--- Begin ---
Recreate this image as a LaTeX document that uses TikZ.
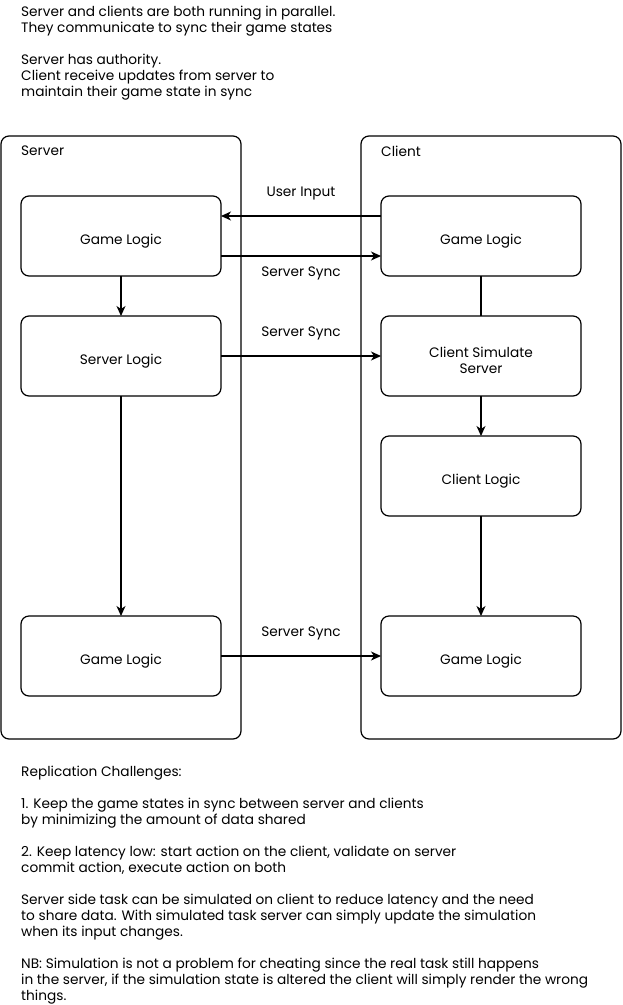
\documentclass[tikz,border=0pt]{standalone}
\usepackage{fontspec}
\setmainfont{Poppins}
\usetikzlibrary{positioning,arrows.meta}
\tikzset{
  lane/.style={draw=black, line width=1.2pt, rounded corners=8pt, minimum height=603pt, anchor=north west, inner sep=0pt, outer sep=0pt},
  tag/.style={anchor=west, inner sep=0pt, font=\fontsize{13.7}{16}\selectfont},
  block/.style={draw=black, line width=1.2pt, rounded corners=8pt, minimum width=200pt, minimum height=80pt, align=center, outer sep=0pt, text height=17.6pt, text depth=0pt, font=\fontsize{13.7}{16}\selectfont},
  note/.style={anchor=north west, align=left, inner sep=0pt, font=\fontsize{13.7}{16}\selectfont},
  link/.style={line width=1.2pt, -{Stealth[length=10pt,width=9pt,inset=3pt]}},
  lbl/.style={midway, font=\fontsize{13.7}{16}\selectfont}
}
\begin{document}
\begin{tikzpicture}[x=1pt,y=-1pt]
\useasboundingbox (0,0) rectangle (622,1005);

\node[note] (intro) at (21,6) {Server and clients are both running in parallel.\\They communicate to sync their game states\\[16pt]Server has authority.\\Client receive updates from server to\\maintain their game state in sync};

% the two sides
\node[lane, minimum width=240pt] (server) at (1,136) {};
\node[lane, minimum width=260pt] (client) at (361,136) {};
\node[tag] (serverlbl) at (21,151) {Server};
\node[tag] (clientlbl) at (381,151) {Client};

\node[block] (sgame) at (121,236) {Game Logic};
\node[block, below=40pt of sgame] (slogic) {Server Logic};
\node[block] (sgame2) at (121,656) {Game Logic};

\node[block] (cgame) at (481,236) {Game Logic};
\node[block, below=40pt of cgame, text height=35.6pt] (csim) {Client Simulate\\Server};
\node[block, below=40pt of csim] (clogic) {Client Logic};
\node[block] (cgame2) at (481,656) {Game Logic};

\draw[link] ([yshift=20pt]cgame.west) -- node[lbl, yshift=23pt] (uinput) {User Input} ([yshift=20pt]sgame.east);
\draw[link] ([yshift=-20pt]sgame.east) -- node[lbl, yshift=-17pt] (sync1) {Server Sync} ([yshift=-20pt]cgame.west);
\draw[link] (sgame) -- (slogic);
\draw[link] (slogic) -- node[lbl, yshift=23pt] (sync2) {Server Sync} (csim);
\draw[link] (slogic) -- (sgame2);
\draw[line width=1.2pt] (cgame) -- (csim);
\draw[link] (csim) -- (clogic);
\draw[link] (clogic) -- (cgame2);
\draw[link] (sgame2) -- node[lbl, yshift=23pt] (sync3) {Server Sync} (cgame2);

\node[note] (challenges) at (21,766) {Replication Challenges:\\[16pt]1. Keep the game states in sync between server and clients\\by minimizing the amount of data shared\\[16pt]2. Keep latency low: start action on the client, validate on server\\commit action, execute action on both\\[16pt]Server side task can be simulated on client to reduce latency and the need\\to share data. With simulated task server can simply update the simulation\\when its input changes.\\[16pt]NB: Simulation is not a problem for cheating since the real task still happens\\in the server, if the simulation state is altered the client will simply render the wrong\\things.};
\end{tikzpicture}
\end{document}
--- End ---
Leave out the pictures and output the rest of the material exactly as written.

* _FULL ANSWER_
Recreate this image as a LaTeX document that uses TikZ.
\documentclass[tikz,border=0pt]{standalone}
\usepackage{fontspec}
\setmainfont{Poppins}
\usetikzlibrary{positioning,arrows.meta}
\tikzset{
  lane/.style={draw=black, line width=1.2pt, rounded corners=8pt, minimum height=603pt, anchor=north west, inner sep=0pt, outer sep=0pt},
  tag/.style={anchor=west, inner sep=0pt, font=\fontsize{13.7}{16}\selectfont},
  block/.style={draw=black, line width=1.2pt, rounded corners=8pt, minimum width=200pt, minimum height=80pt, align=center, outer sep=0pt, text height=17.6pt, text depth=0pt, font=\fontsize{13.7}{16}\selectfont},
  note/.style={anchor=north west, align=left, inner sep=0pt, font=\fontsize{13.7}{16}\selectfont},
  link/.style={line width=1.2pt, -{Stealth[length=10pt,width=9pt,inset=3pt]}},
  lbl/.style={midway, font=\fontsize{13.7}{16}\selectfont}
}
\begin{document}
\begin{tikzpicture}[x=1pt,y=-1pt]
\useasboundingbox (0,0) rectangle (622,1005);

\node[note] (intro) at (21,6) {Server and clients are both running in parallel.\\They communicate to sync their game states\\[16pt]Server has authority.\\Client receive updates from server to\\maintain their game state in sync};

% the two sides
\node[lane, minimum width=240pt] (server) at (1,136) {};
\node[lane, minimum width=260pt] (client) at (361,136) {};
\node[tag] (serverlbl) at (21,151) {Server};
\node[tag] (clientlbl) at (381,151) {Client};

\node[block] (sgame) at (121,236) {Game Logic};
\node[block, below=40pt of sgame] (slogic) {Server Logic};
\node[block] (sgame2) at (121,656) {Game Logic};

\node[block] (cgame) at (481,236) {Game Logic};
\node[block, below=40pt of cgame, text height=35.6pt] (csim) {Client Simulate\\Server};
\node[block, below=40pt of csim] (clogic) {Client Logic};
\node[block] (cgame2) at (481,656) {Game Logic};

\draw[link] ([yshift=20pt]cgame.west) -- node[lbl, yshift=23pt] (uinput) {User Input} ([yshift=20pt]sgame.east);
\draw[link] ([yshift=-20pt]sgame.east) -- node[lbl, yshift=-17pt] (sync1) {Server Sync} ([yshift=-20pt]cgame.west);
\draw[link] (sgame) -- (slogic);
\draw[link] (slogic) -- node[lbl, yshift=23pt] (sync2) {Server Sync} (csim);
\draw[link] (slogic) -- (sgame2);
\draw[line width=1.2pt] (cgame) -- (csim);
\draw[link] (csim) -- (clogic);
\draw[link] (clogic) -- (cgame2);
\draw[link] (sgame2) -- node[lbl, yshift=23pt] (sync3) {Server Sync} (cgame2);

\node[note] (challenges) at (21,766) {Replication Challenges:\\[16pt]1. Keep the game states in sync between server and clients\\by minimizing the amount of data shared\\[16pt]2. Keep latency low: start action on the client, validate on server\\commit action, execute action on both\\[16pt]Server side task can be simulated on client to reduce latency and the need\\to share data. With simulated task server can simply update the simulation\\when its input changes.\\[16pt]NB: Simulation is not a problem for cheating since the real task still happens\\in the server, if the simulation state is altered the client will simply render the wrong\\things.};
\end{tikzpicture}
\end{document}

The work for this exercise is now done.